§ DATASET
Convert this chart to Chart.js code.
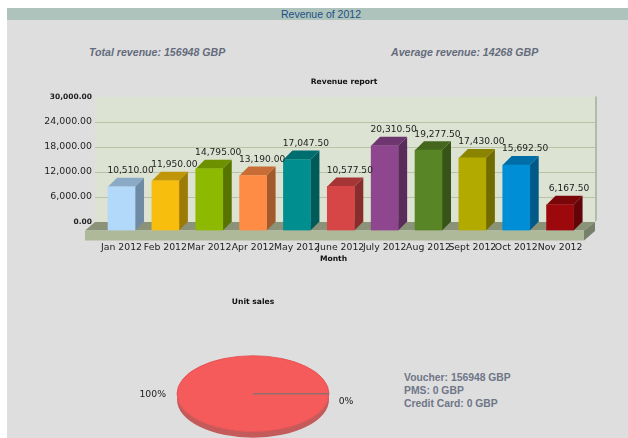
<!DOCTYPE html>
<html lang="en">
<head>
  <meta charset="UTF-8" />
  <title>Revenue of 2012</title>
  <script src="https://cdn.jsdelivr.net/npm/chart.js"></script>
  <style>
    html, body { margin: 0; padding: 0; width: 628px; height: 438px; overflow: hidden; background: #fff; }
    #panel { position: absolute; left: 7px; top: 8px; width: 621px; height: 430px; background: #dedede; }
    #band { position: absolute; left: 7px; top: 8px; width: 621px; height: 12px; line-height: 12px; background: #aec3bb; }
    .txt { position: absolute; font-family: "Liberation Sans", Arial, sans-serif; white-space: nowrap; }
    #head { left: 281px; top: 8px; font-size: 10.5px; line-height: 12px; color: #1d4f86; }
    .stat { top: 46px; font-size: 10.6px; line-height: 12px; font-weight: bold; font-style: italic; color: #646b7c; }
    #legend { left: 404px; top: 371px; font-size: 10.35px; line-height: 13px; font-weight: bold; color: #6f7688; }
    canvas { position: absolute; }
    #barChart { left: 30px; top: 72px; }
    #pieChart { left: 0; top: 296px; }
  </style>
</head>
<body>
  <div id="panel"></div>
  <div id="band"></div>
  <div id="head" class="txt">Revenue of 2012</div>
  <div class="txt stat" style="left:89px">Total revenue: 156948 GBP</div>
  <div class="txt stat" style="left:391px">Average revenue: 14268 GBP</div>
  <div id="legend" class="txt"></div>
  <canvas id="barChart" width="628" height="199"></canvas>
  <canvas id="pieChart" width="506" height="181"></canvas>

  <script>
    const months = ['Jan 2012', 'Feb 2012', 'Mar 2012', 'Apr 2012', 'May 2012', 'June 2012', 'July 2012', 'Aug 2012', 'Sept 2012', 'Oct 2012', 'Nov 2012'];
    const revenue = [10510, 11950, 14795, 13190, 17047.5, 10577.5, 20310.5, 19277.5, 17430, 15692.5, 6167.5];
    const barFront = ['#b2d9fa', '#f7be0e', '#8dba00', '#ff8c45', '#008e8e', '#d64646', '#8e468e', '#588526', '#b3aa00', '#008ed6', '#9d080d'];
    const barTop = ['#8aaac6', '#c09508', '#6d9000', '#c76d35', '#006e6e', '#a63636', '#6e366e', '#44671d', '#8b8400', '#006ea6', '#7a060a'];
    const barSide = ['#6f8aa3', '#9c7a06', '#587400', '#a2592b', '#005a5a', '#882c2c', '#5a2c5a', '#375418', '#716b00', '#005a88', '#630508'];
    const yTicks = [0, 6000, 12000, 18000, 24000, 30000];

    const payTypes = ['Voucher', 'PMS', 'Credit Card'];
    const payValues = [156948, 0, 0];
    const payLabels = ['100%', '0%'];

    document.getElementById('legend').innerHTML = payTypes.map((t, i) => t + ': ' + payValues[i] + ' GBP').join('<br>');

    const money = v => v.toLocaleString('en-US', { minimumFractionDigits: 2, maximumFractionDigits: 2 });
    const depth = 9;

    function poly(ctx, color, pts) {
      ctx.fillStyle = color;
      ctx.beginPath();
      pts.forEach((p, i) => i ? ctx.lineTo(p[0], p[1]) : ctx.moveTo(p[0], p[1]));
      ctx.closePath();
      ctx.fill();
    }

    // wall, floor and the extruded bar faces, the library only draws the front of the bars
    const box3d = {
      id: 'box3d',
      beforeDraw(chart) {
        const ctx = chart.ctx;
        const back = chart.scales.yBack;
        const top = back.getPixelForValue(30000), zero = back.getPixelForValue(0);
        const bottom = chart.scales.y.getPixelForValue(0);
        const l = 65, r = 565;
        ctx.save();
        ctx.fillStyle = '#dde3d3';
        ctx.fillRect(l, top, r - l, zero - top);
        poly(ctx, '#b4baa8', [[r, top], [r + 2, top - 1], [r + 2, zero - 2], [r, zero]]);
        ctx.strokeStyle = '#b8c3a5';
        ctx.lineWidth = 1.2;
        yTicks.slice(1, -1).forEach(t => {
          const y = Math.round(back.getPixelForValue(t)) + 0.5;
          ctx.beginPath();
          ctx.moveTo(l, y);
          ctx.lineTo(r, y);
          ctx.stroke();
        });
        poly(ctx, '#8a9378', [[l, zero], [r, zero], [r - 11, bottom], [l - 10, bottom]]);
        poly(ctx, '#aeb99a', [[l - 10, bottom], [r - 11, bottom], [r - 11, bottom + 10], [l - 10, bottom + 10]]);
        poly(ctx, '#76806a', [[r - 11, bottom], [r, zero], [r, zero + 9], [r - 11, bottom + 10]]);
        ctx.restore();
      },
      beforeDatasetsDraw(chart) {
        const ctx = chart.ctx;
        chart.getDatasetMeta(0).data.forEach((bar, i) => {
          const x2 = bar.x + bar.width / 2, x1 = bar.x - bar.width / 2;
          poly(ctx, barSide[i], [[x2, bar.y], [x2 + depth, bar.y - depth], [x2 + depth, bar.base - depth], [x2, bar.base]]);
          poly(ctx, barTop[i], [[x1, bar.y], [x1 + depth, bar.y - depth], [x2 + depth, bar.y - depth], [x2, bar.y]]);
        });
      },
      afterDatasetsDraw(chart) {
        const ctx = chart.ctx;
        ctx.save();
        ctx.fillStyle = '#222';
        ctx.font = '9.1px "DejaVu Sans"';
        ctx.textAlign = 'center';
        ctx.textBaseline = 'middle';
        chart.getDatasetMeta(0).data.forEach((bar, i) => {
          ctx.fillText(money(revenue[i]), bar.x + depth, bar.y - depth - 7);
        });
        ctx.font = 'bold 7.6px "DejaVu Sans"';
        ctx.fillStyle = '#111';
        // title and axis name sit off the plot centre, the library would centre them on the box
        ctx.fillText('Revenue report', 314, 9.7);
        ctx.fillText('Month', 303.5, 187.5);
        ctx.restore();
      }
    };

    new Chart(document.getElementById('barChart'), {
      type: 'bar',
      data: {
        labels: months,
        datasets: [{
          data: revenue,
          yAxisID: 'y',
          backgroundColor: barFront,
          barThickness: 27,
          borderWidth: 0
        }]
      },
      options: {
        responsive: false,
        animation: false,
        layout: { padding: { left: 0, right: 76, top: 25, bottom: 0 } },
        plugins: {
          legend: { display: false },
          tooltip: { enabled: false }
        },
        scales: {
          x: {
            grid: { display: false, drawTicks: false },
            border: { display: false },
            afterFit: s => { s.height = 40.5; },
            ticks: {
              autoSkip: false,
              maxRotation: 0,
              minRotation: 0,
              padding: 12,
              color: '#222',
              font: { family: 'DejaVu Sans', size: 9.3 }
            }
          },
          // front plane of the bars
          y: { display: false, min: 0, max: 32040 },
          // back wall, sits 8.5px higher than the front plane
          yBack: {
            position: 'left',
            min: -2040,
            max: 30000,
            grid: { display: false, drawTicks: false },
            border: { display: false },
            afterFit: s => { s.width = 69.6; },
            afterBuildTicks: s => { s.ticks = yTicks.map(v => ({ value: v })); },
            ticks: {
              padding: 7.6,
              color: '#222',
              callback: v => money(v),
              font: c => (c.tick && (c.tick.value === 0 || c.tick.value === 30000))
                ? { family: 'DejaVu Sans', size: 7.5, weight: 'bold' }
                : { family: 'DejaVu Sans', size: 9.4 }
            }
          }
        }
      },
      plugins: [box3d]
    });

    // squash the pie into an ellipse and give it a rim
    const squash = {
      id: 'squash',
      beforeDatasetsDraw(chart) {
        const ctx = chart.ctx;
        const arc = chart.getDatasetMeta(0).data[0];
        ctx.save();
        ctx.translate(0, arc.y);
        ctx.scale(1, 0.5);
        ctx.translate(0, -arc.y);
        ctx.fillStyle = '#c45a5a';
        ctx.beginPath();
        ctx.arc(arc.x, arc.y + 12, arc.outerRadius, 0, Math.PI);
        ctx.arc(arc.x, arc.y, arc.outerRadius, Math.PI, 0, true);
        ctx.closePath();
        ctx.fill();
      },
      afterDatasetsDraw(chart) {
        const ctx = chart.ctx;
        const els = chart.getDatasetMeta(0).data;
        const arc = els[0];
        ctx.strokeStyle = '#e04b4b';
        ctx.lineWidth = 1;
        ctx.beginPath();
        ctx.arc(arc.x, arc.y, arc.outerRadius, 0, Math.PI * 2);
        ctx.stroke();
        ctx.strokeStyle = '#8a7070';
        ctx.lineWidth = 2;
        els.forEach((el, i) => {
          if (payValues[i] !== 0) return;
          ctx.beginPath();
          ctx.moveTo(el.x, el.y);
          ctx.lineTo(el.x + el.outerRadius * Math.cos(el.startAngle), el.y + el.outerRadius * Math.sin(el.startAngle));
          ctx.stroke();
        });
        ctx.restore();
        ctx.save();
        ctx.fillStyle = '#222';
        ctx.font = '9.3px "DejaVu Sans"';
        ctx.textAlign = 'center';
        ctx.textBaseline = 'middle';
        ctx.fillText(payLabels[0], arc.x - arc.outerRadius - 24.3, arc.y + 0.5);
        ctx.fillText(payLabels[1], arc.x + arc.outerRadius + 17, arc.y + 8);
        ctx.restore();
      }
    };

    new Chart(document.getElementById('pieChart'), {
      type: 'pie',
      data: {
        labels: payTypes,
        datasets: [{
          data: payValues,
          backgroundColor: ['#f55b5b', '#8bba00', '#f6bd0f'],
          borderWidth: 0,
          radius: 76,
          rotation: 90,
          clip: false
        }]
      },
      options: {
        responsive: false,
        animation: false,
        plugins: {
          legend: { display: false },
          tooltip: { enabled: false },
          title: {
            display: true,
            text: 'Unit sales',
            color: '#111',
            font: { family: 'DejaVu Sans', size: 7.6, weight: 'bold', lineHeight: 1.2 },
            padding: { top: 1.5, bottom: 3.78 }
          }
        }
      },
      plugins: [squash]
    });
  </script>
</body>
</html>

...

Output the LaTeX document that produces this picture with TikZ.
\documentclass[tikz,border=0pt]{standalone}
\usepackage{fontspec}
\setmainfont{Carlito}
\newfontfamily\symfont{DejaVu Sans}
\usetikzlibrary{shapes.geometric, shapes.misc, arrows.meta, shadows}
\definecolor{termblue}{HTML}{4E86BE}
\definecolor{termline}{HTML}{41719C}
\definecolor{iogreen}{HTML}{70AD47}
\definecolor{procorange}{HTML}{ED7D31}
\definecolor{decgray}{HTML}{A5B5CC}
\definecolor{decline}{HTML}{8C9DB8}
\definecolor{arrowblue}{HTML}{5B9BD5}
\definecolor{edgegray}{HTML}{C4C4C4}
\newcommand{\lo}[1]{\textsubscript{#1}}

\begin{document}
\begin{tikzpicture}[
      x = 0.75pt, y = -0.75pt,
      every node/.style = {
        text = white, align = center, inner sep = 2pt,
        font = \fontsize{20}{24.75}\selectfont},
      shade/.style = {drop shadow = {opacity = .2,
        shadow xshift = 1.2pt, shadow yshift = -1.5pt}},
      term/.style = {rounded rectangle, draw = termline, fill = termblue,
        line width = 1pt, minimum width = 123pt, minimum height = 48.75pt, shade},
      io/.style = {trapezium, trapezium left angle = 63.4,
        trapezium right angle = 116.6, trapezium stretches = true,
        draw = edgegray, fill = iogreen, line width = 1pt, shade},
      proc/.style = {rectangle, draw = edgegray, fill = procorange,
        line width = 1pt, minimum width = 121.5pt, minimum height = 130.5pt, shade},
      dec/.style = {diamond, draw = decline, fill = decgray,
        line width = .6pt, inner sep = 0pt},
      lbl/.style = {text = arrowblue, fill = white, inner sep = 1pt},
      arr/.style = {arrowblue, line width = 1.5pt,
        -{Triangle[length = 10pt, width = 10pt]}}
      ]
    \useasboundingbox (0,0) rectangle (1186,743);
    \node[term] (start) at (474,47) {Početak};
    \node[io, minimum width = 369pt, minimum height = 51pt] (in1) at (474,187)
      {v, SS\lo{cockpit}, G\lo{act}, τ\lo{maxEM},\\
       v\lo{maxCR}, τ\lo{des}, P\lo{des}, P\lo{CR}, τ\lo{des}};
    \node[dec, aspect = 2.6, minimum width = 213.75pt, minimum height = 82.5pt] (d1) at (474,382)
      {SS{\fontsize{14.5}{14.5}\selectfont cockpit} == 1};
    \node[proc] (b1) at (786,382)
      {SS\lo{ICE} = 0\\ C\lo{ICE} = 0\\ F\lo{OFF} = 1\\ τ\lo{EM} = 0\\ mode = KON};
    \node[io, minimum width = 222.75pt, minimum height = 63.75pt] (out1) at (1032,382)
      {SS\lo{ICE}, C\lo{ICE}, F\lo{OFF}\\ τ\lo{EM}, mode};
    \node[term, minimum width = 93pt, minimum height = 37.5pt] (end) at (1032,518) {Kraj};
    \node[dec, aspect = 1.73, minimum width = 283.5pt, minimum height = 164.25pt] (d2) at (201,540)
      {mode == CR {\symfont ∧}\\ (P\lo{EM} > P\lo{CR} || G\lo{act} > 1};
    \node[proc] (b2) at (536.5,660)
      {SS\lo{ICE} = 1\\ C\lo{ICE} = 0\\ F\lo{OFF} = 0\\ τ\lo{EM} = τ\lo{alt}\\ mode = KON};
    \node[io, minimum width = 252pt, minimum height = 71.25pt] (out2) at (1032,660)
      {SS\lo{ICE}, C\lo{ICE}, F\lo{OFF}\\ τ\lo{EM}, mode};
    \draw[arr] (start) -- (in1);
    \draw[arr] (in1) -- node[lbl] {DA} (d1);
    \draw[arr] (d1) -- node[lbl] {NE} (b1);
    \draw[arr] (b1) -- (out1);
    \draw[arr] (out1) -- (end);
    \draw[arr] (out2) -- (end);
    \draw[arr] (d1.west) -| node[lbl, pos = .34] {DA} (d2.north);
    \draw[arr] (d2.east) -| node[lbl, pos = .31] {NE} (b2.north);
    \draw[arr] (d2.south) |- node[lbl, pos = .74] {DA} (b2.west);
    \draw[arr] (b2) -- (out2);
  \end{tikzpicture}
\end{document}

§ EXERCISE BRIEF
Locate and copy each line in the data above that includes the word "this".

§ COMPLETE ANSWER
Convert this chart to Chart.js code.
Output the LaTeX document that produces this picture with TikZ.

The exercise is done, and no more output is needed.